Monday, April 16, 2007

Clustering Music Clips

Data from

http://www.public.iastate.edu/~dicook/stat503/music-plusnew-sub-full.csv

1 Description [ From Di Cook's website]
This data was collected by Dr Cook from her own CDs. Using a Mac she read the track into the music editing software Amadeus II, snipped and saved the first 40 seconds as a WAV file. (WAV is an audio format developed by Microsoft, commonly used on Windows but it is getting less popular.) These files were read into R using the package tuneR. This converts the audio file into numeric data. All of the CDs contained left and right channels, and variables were calculated on both channels. The resulting data has 62 rows (cases)
and 7 columns (variables).

• LVar, LAve, LMax: average, variance, maximum of the frequencies of the left channel.
• LFEner: an indicator of the amplitude or loudness of the sound.
• LFreq: Median of the location of the 15 highest peak in the periodogram.
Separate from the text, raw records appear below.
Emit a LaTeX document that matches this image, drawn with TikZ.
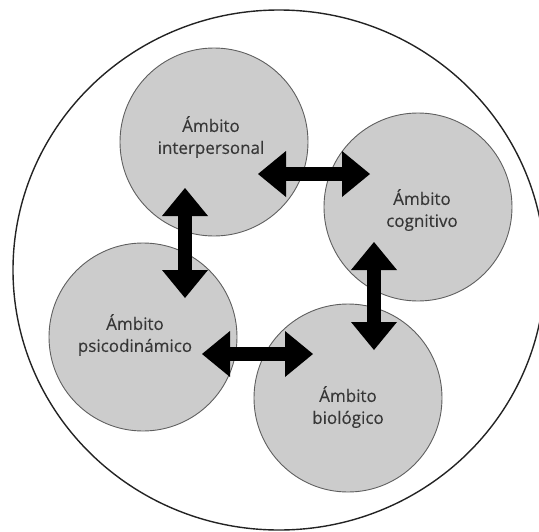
\documentclass[tikz,border=0pt]{standalone}
\usepackage{fontspec}
\setmainfont{Open Sans}
\newfontfamily\lblfont[FakeBold=0.35]{Open Sans}
\usetikzlibrary{arrows.meta}
\definecolor{circfill}{RGB}{204,204,204}
\definecolor{circline}{RGB}{95,95,95}
\definecolor{outerline}{RGB}{35,35,35}
\definecolor{txtcol}{RGB}{55,55,55}
\tikzset{
  outerring/.style={draw=outerline, line width=1.4pt},
  ambit/.style={circle, draw=circline, fill=circfill, line width=0.9pt, minimum size=188pt, inner sep=0pt},
  lbl/.style={align=center, text=txtcol, font=\lblfont\fontsize{17}{22}\selectfont, inner sep=0pt},
  bigarrow/.style={line width=14pt, draw=black,
    {Triangle[length=28pt,width=46pt,line width=0pt]}-{Triangle[length=28pt,width=46pt,line width=0pt]}}
}
\begin{document}
\begin{tikzpicture}[x=1pt,y=-1pt]
\useasboundingbox (0,0) rectangle (539,531);
\clip (0,0) rectangle (539,531);
\draw[outerring] (279,270) ellipse [x radius=266pt, y radius=260pt];
% circles
\node[ambit] (ip) at (214,142) {};
\node[ambit] (cg) at (418,207) {};
\node[ambit] (ps) at (143,337) {};
\node[ambit] (bi) at (348,398) {};
% labels
\node[lbl] (ipt) at (211,137) {Ámbito\\interpersonal};
\node[lbl] (cgt) at (422,210) {Ámbito\\cognitivo};
\node[lbl] (pst) at (135,335) {Ámbito\\psicodinámico};
\node[lbl] (bit) at (348,407) {Ámbito\\biológico};
% arrow end points
\coordinate (a1) at (258,174);
\coordinate (a2) at (370,174);
\coordinate (b1) at (185,188);
\coordinate (b2) at (185,298);
\coordinate (c1) at (374,242);
\coordinate (c2) at (374,350);
\coordinate (d1) at (202,354);
\coordinate (d2) at (313,354);
\draw[bigarrow] (a1) -- (a2);
\draw[bigarrow] (b1) -- (b2);
\draw[bigarrow] (c1) -- (c2);
\draw[bigarrow] (d1) -- (d2);
\end{tikzpicture}
\end{document}
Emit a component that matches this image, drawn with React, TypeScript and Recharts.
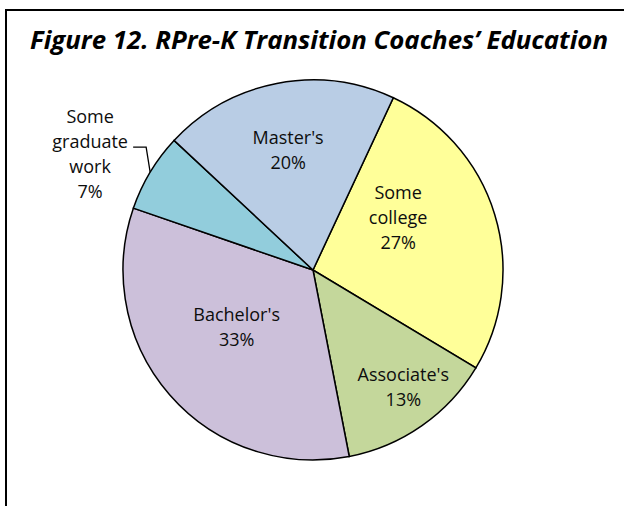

There are 11 tracks by Abba, 11 from the Beatles and 10 the Eels, which would be considered to be Rock, and 13 tracks by Vivaldi, 6 of Mozart and 8 of Beethoven, considered to be Classical. There are also 3 tracks from Enya, considered to be New Wave. The main question we want to answer is:

Can we group the tracks into a small number of clusters according to their similarity on audio charactieristics?”

This information might be used to arrange tracks on a digital music player. Other questions of interest might
be:
• Do the rock tracks have different characteristics than classical tracks?
• How does Enya compare to rock and classical tracks?
• Are there differences between the tracks of different artists?